Недавно мне попался сборник юридических статей, в одной я прочел: «Свыше шестидесяти пяти процентов всех опасных преступлений совершаются в состоянии опьянения». Опасных!.. А «не опасных», то есть драк, дебошей, мелких ограблений? Ответ содержался в той же статье: девяносто процентов!..
Алкоголизм... Загубленные жизни, дети-уроды, семьи, обреченные на полуголодное существование, миллионы рублей, вылетающих в трубу из-за прогулов, поломок, вялого, тупого труда — «с похмелья»...
Я разговаривал со своим знакомым, философом-правоведом, соглашался с его рассуждениями, умными, глубокими, блистательно соединявшими и практический опыт — он долго работал в милиции — и последние научные теории (речь шла о социальных корнях алкоголизма), а про себя думал: все это так, все это многое объясняет, да что же делать — немедленно, сейчас? Ведь надо же что-то делать!
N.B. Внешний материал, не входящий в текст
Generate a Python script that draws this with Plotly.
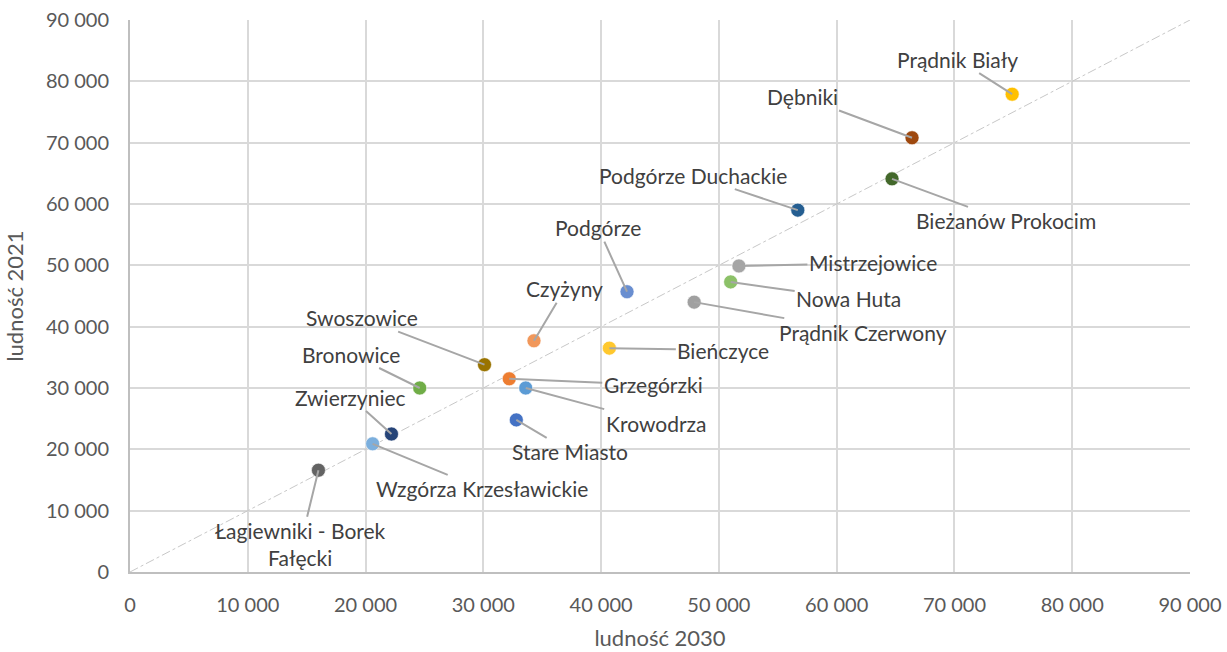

Бесспорно, и тут, как во множестве других случаев, нельзя надеяться на какой-то единственный метод, на слишком прямолинейные средства. Ко вот я листал старые номера «Прожектора», в которых постоянно повторяется тема борьбы с пьянством, потом спрашивал у рабочих: есть ли результат в такого рода выступлениях? Мне отвечали всерьез, без иронических ухмылок: да, есть. Кто же хочет попасть «в карикатуру»?.. Да и вообще — кто себе враг?.. Иных ответов я не слышал. И не слышал ссылок на человеческую природу вообще, на бесполезность общественного воздействия, на исторические традиции. Мне говорили: «Да, у нас с этим стало строго. Пьют меньше, заметно...»
Мне кажется, такая борьба имеет успех там, где есть действительное общественное мнение, в таком коллективе пьянице трудно, невыносимо жить. И еще — когда есть люди, ведущие эту борьбу не от кампании к кампании, а постоянно, с пониманием значительности и всеобщности этой борьбы.